Still, sometimes officials make speeches at these conferences that reveal upcoming (or at least contemplated) policy directions, and so one must keep an eye open, which is hard to do when vapid sloganeering is the predominant mode of discourse.
QFIIs can be “coaches” that will help PRC securities markets mature; they are not “wolves” that will eat PRC “lambs,” according to Gao Huiqing, an economist with the PRC State Information Center. Gao made the speech at a financial and securities markets conference in Beijing, according to this PRC news story.
Gao offered many reassurances that QFIIs cannot cause harm. He noted there are many constraints on who may become a QFII and how much capital they may bring into or take out of China’s securities markets. He noted that QFII investment will contribute a modest net increase to the capital in China’s stock markets.

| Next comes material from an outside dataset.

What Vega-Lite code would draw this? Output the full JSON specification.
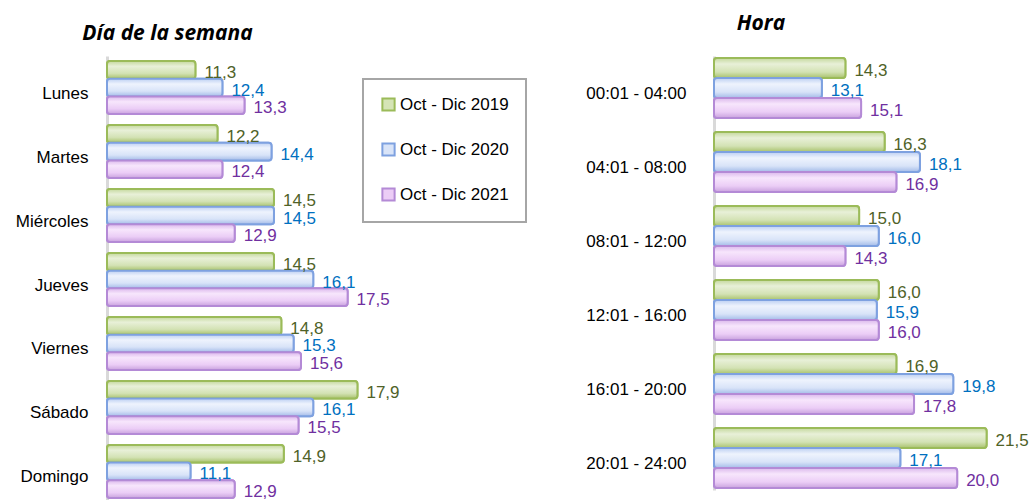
{
  "$schema": "https://vega.github.io/schema/vega-lite/v6.json",
  "padding": {"left": 15, "top": 13, "right": 0, "bottom": 0},
  "background": "white",
  "bounds": "flush",
  "spacing": 305,
  "config": {
    "view": {"stroke": null},
    "font": "Liberation Sans",
    "locale": {"number": {"decimal": ",", "thousands": ".", "grouping": [3], "currency": ["", " €"]}},
    "axisY": {"domainColor": "#d9d9d9", "domainWidth": 3, "ticks": false, "grid": false, "labelFont": "Liberation Sans", "labelFontSize": 17, "labelColor": "#000000", "labelOffset": 6, "title": null},
    "legend": {"strokeWidth": 2}
  },
  "datasets": {
    "dias": [
      {"categoria": "Lunes", "serie": "Oct - Dic 2019", "valor": 11.3},
      {"categoria": "Lunes", "serie": "Oct - Dic 2020", "valor": 12.4},
      {"categoria": "Lunes", "serie": "Oct - Dic 2021", "valor": 13.3},
      {"categoria": "Martes", "serie": "Oct - Dic 2019", "valor": 12.2},
      {"categoria": "Martes", "serie": "Oct - Dic 2020", "valor": 14.4},
      {"categoria": "Martes", "serie": "Oct - Dic 2021", "valor": 12.4},
      {"categoria": "Miércoles", "serie": "Oct - Dic 2019", "valor": 14.5},
      {"categoria": "Miércoles", "serie": "Oct - Dic 2020", "valor": 14.5},
      {"categoria": "Miércoles", "serie": "Oct - Dic 2021", "valor": 12.9},
      {"categoria": "Jueves", "serie": "Oct - Dic 2019", "valor": 14.5},
      {"categoria": "Jueves", "serie": "Oct - Dic 2020", "valor": 16.1},
      {"categoria": "Jueves", "serie": "Oct - Dic 2021", "valor": 17.5},
      {"categoria": "Viernes", "serie": "Oct - Dic 2019", "valor": 14.8},
      {"categoria": "Viernes", "serie": "Oct - Dic 2020", "valor": 15.3},
      {"categoria": "Viernes", "serie": "Oct - Dic 2021", "valor": 15.6},
      {"categoria": "Sábado", "serie": "Oct - Dic 2019", "valor": 17.9},
      {"categoria": "Sábado", "serie": "Oct - Dic 2020", "valor": 16.1},
      {"categoria": "Sábado", "serie": "Oct - Dic 2021", "valor": 15.5},
      {"categoria": "Domingo", "serie": "Oct - Dic 2019", "valor": 14.9},
      {"categoria": "Domingo", "serie": "Oct - Dic 2020", "valor": 11.1},
      {"categoria": "Domingo", "serie": "Oct - Dic 2021", "valor": 12.9}
    ],
    "horas": [
      {"categoria": "00:01 - 04:00", "serie": "Oct - Dic 2019", "valor": 14.3},
      {"categoria": "00:01 - 04:00", "serie": "Oct - Dic 2020", "valor": 13.1},
      {"categoria": "00:01 - 04:00", "serie": "Oct - Dic 2021", "valor": 15.1},
      {"categoria": "04:01 - 08:00", "serie": "Oct - Dic 2019", "valor": 16.3},
      {"categoria": "04:01 - 08:00", "serie": "Oct - Dic 2020", "valor": 18.1},
      {"categoria": "04:01 - 08:00", "serie": "Oct - Dic 2021", "valor": 16.9},
      {"categoria": "08:01 - 12:00", "serie": "Oct - Dic 2019", "valor": 15.0},
      {"categoria": "08:01 - 12:00", "serie": "Oct - Dic 2020", "valor": 16.0},
      {"categoria": "08:01 - 12:00", "serie": "Oct - Dic 2021", "valor": 14.3},
      {"categoria": "12:01 - 16:00", "serie": "Oct - Dic 2019", "valor": 16.0},
      {"categoria": "12:01 - 16:00", "serie": "Oct - Dic 2020", "valor": 15.9},
      {"categoria": "12:01 - 16:00", "serie": "Oct - Dic 2021", "valor": 16.0},
      {"categoria": "16:01 - 20:00", "serie": "Oct - Dic 2019", "valor": 16.9},
      {"categoria": "16:01 - 20:00", "serie": "Oct - Dic 2020", "valor": 19.8},
      {"categoria": "16:01 - 20:00", "serie": "Oct - Dic 2021", "valor": 17.8},
      {"categoria": "20:01 - 24:00", "serie": "Oct - Dic 2019", "valor": 21.5},
      {"categoria": "20:01 - 24:00", "serie": "Oct - Dic 2020", "valor": 17.1},
      {"categoria": "20:01 - 24:00", "serie": "Oct - Dic 2021", "valor": 20.0}
    ]
  },
  "resolve": {
    "scale": {"x": "independent", "y": "independent", "yOffset": "independent"},
    "legend": {"fill": "independent", "stroke": "independent"}
  },
  "hconcat": [
    {
      "width": 302,
      "height": 447,
      "title": {"text": "Día de la semana", "font": "Open Sans", "fontSize": 21, "fontWeight": "bold", "fontStyle": "italic", "anchor": "start", "dx": 67, "offset": 12, "color": "#000000"},
      "data": {"name": "dias"},
      "encoding": {
        "y": {"field": "categoria", "type": "nominal", "sort": null, "scale": {"paddingInner": 0.17, "paddingOuter": 0.078}, "axis": {"labelPadding": 19}},
        "yOffset": {"field": "serie", "type": "nominal", "scale": {"paddingInner": 0, "paddingOuter": 0}},
        "x": {"field": "valor", "type": "quantitative", "scale": {"domain": [7.7, 20], "zero": false, "nice": false}, "axis": null}
      },
      "layer": [
        {
          "mark": {"type": "bar", "strokeWidth": 2, "cornerRadius": 3},
          "encoding": {
            "x2": {"datum": 7.7},
            "fill": {"field": "serie", "type": "nominal", "scale": {"range": ["#d5e4b6", "#d9e4f8", "#eccdf6"]},
              "legend": {"title": null, "orient": "none", "legendX": 256, "legendY": 23, "padding": 17, "strokeColor": "#a6a6a6", "symbolType": "square", "symbolSize": 150, "symbolStrokeWidth": 2, "symbolOpacity": 1, "labelFont": "Liberation Sans", "labelFontSize": 17, "labelColor": "#000000", "labelOffset": 3, "rowPadding": 24}},
            "stroke": {"field": "serie", "type": "nominal", "scale": {"range": ["#9bbb59", "#7ea1e0", "#b48ad6"]},
              "legend": {"title": null, "orient": "none", "legendX": 256, "legendY": 23, "padding": 17, "strokeColor": "#a6a6a6", "symbolType": "square", "symbolSize": 150, "symbolStrokeWidth": 2, "symbolOpacity": 1, "labelFont": "Liberation Sans", "labelFontSize": 17, "labelColor": "#000000", "labelOffset": 3, "rowPadding": 24}}
          }
        },
        {
          "transform": [{"filter": "datum.serie === 'Oct - Dic 2019'"}],
          "mark": {"type": "bar", "strokeWidth": 2, "cornerRadius": 3, "stroke": "#9bbb59",
            "fill": {"gradient": "linear", "x1": 0, "y1": 0, "x2": 0, "y2": 1, "stops": [{"offset": 0, "color": "#c4d89c"}, {"offset": 0.3, "color": "#e8f0d8"}, {"offset": 0.7, "color": "#d3e2b4"}, {"offset": 1, "color": "#a8c26c"}]}},
          "encoding": {"x2": {"datum": 7.7}}
        },
        {
          "transform": [{"filter": "datum.serie === 'Oct - Dic 2020'"}],
          "mark": {"type": "bar", "strokeWidth": 2, "cornerRadius": 3, "stroke": "#7ea1e0",
            "fill": {"gradient": "linear", "x1": 0, "y1": 0, "x2": 0, "y2": 1, "stops": [{"offset": 0, "color": "#bccff2"}, {"offset": 0.3, "color": "#eef3fd"}, {"offset": 0.7, "color": "#d8e3f8"}, {"offset": 1, "color": "#a3bbe8"}]}},
          "encoding": {"x2": {"datum": 7.7}}
        },
        {
          "transform": [{"filter": "datum.serie === 'Oct - Dic 2021'"}],
          "mark": {"type": "bar", "strokeWidth": 2, "cornerRadius": 3, "stroke": "#b48ad6",
            "fill": {"gradient": "linear", "x1": 0, "y1": 0, "x2": 0, "y2": 1, "stops": [{"offset": 0, "color": "#dbb8ec"}, {"offset": 0.3, "color": "#f7e6fc"}, {"offset": 0.7, "color": "#ebcdf6"}, {"offset": 1, "color": "#c9a2de"}]}},
          "encoding": {"x2": {"datum": 7.7}}
        },
        {
          "mark": {"type": "text", "align": "left", "baseline": "middle", "dx": 9, "dy": 3, "fontSize": 17, "font": "Liberation Sans"},
          "encoding": {
            "text": {"field": "valor", "type": "quantitative", "format": ".1f"},
            "color": {"condition": [{"test": "datum.serie === 'Oct - Dic 2019'", "value": "#4f6228"}, {"test": "datum.serie === 'Oct - Dic 2020'", "value": "#0070c0"}], "value": "#7030a0"}
          }
        }
      ]
    },
    {
      "width": 302,
      "height": 434,
      "title": {"text": "Hora", "font": "Open Sans", "fontSize": 21, "fontWeight": "bold", "fontStyle": "italic", "anchor": "start", "dx": 151, "offset": 22, "color": "#000000"},
      "data": {"name": "horas"},
      "encoding": {
        "y": {"field": "categoria", "type": "nominal", "sort": null, "scale": {"paddingInner": 0.19, "paddingOuter": 0.027}, "axis": {"labelPadding": 28}},
        "yOffset": {"field": "serie", "type": "nominal", "scale": {"paddingInner": 0, "paddingOuter": 0}},
        "x": {"field": "valor", "type": "quantitative", "scale": {"domain": [7.6, 23], "zero": false, "nice": false}, "axis": null}
      },
      "layer": [
        {
          "mark": {"type": "bar", "strokeWidth": 2, "cornerRadius": 3},
          "encoding": {
            "x2": {"datum": 7.6},
            "fill": {"field": "serie", "type": "nominal", "scale": {"range": ["#d5e4b6", "#d9e4f8", "#eccdf6"]}, "legend": null},
            "stroke": {"field": "serie", "type": "nominal", "scale": {"range": ["#9bbb59", "#7ea1e0", "#b48ad6"]}, "legend": null}
          }
        },
        {
          "transform": [{"filter": "datum.serie === 'Oct - Dic 2019'"}],
          "mark": {"type": "bar", "strokeWidth": 2, "cornerRadius": 3, "stroke": "#9bbb59",
            "fill": {"gradient": "linear", "x1": 0, "y1": 0, "x2": 0, "y2": 1, "stops": [{"offset": 0, "color": "#c4d89c"}, {"offset": 0.3, "color": "#e8f0d8"}, {"offset": 0.7, "color": "#d3e2b4"}, {"offset": 1, "color": "#a8c26c"}]}},
          "encoding": {"x2": {"datum": 7.6}}
        },
        {
          "transform": [{"filter": "datum.serie === 'Oct - Dic 2020'"}],
          "mark": {"type": "bar", "strokeWidth": 2, "cornerRadius": 3, "stroke": "#7ea1e0",
            "fill": {"gradient": "linear", "x1": 0, "y1": 0, "x2": 0, "y2": 1, "stops": [{"offset": 0, "color": "#bccff2"}, {"offset": 0.3, "color": "#eef3fd"}, {"offset": 0.7, "color": "#d8e3f8"}, {"offset": 1, "color": "#a3bbe8"}]}},
          "encoding": {"x2": {"datum": 7.6}}
        },
        {
          "transform": [{"filter": "datum.serie === 'Oct - Dic 2021'"}],
          "mark": {"type": "bar", "strokeWidth": 2, "cornerRadius": 3, "stroke": "#b48ad6",
            "fill": {"gradient": "linear", "x1": 0, "y1": 0, "x2": 0, "y2": 1, "stops": [{"offset": 0, "color": "#dbb8ec"}, {"offset": 0.3, "color": "#f7e6fc"}, {"offset": 0.7, "color": "#ebcdf6"}, {"offset": 1, "color": "#c9a2de"}]}},
          "encoding": {"x2": {"datum": 7.6}}
        },
        {
          "mark": {"type": "text", "align": "left", "baseline": "middle", "dx": 9, "dy": 3, "fontSize": 17, "font": "Liberation Sans"},
          "encoding": {
            "text": {"field": "valor", "type": "quantitative", "format": ".1f"},
            "color": {"condition": [{"test": "datum.serie === 'Oct - Dic 2019'", "value": "#4f6228"}, {"test": "datum.serie === 'Oct - Dic 2020'", "value": "#0070c0"}], "value": "#7030a0"}
          }
        }
      ]
    }
  ]
}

Nonetheless he claimed the QFII system will have a big upside, promoting “survival of the fittest” and greater reliance on market mechanisms and legality in China’s securities markets. He said the biggest difference between PRC institutional investors and QFIIs is not in capitalization but in how QFIIs choose investments. He said the indirect influence of foreign investment concepts and practices will be greater than the direct impact of QFIIs and that QFIIs will contribute to the development of “equity culture” (guquan wenhua) in China.
I was in China for most of the first eight months of this year and was surprised by how much intense attention was given to the QFII system. The first trades of the first QFII to enter the market were widely noted, and many analysts on the nightly financial news shows discussed the attractiveness of various stocks to QFIIs. Thus, Gao seems right that the “demonstration effect” of QFIIs will be substantial. I also agree the system will not allow QFIIs to create a “giant sucking sound” of capital flowing out of the markets, since QFIIs are limited in how quickly they can exit.
Still, I find curious this oft-repeated PRC belief that QFIIs will help rationalize trading behavior. I presume PRC investors are rational. They trade the way they do because that’s what is rational to do in the environment. While foreign investors know how it is done elsewhere, why will they necessarily apply those practices to China? Isn’t it more likely they will adopt a “when in Rome…” attiutde? As Gao explicitly observed, the possibility of currency appreciation–something related to government policy, not particular market or company performance per se–has been a big driver of QFII interest. In other words, it seems QFIIs are replicating the prevailing “policy market” behavior, not helping establish a “market market” or build some other “culture.”
Gao says QFIIs will be more rational than PRC institutional investors. But the policy of developing PRC institutional investors has itself long been touted as a way to rationalize investment and trading behavior! So it seems it matters not whether money is institutionally managed or foreign in origin. What matters is what the investment environment is like–what kinds of behaviors are possible and will be economically rewarded. Since the quality of disclosure in China is reportedly low and there are few mechanisms to enforce the disclosure requirements of PRC securities laws, I don’t see why QFIIs will rely on such disclosure to make investment decisions to any greater extent than PRC investors do. Thus I am more skeptical than Gao about the positive influence of QFII “coaches.”
Gao noted the time between introduction of a QFII system in Taiwan and “complete opening” of their security markets was six years.